The next chapter is 'children'; the idea being that these are recipes which can be cooked either with or for children (that said, do not imagine that this is a chapter that adults should ignore!). Recipes include buttermilk birthday cake, cut-out biscuits with icing, various fairy cakes, jam doughnut muffins, rocky road, amazing fudge and cinder toffee recipes, flapjacks,coca-cola cake and a favourite of mine - mint dominoes (basically chocolate mint creams). There is a subsection called 'cooking for the school fete' which features mini-cheesecakes, mini-pavlovas, millionaire shortbread and mini lime syrup sponges.
Following this we have a Christmas section. This includes a very detailed Christmas cake, also Christmas pudding, mince pies, mincemeat, Christmas cupcakes, mulled wine, baklava and Christmas-morning muffins. The savoury alternatives include a fantastic Boxing Day egg and bacon pie.

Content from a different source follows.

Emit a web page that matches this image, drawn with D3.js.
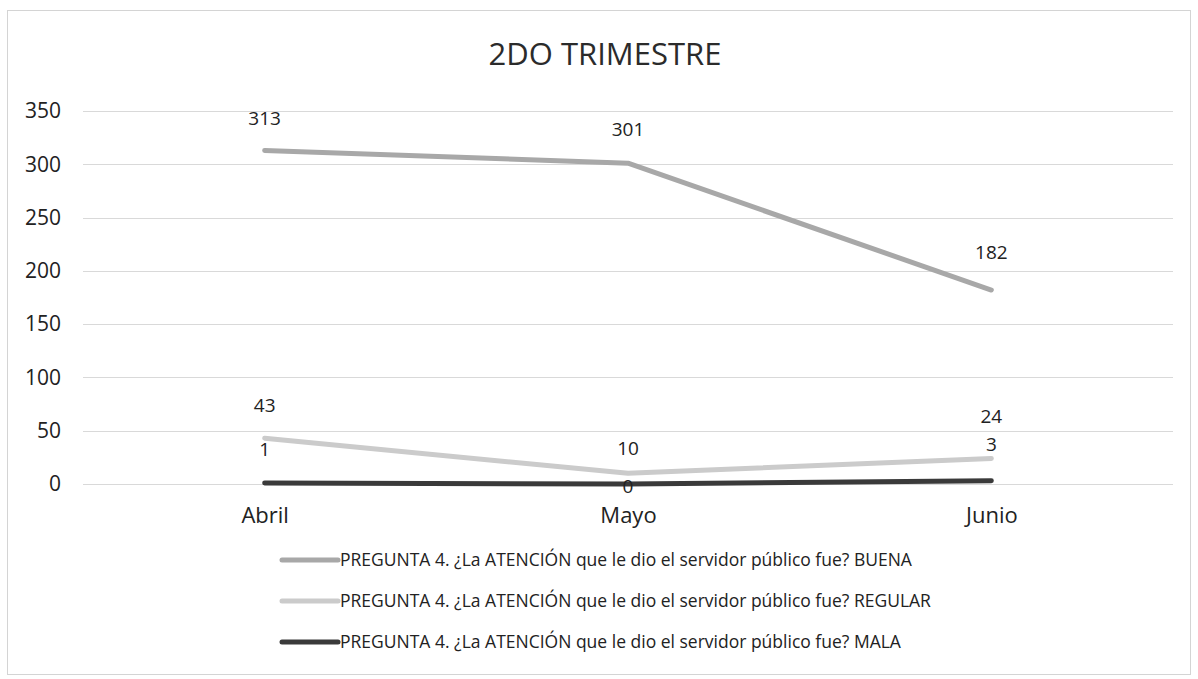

Next up we have a bread and yeast section. This includes 'essential' brown and white bread recipes, sourdough, bagels, flatbread, pizza dough, Norwegian cinnamon buns, processor Danish pastry and tarte tatin,
The last section is entitled "the domestic goddess's larder." These are essentially preserved condiments. Firstly she gives advice on how to effectively prepare and sterilise storage jars. Recipes include vanilla sugar (so simple and so useful in conventional baking), rhubarb schnapps, lime curd, various fruit jams and brown sauce.
I am a bit of a fan of Nigella and really enjoy digging this book out from time to time. She undoubtedly has great taste in recipes and has a keen eye for the truly indulgent. The recipes I have cooked form ths book have been surprisingly easy to follow given how complex some of them look. All have also come out really impressive, in-fact most of the cakes and desserts I cook time and time again come from this book. It is also a really nice book just to browse through from time to time.
That said, it does suffer from some of problems that other Nigella books have in that she does have a tendency to suggest key ingredients which are not necessarily easy to get hold off but are pricey in that they are not always likely to be components that you commonly put on the shopping list eg masala, Trex, 00 flour, Sauternes.
The photography as ever with Nigella books is fantastic and really shows the dishes off at their advertising best. Nigella's flowery voice is dominant throughout, so if you cannot stand the way she talks on her TV programmes - this is likely to irritate you here.
It is fair to say that she has picked a really good variety of recipes from a number of different sauces, some of which would actively encourage you to try different tastes and techniques if you are so inclined, but she does include a lot of traditional or twists-on-traditional dishes so as not to alienate a less confident reader.
For me, although I have my favourites which I will do time and time again I do feel that to a certain extent this book has been slightly succeeded by more conventional but no less impressive baking books, such as Rachel Allen's Bake (see my review), however this is still a solid, worthy, if non-essential addition to my cookbook collection.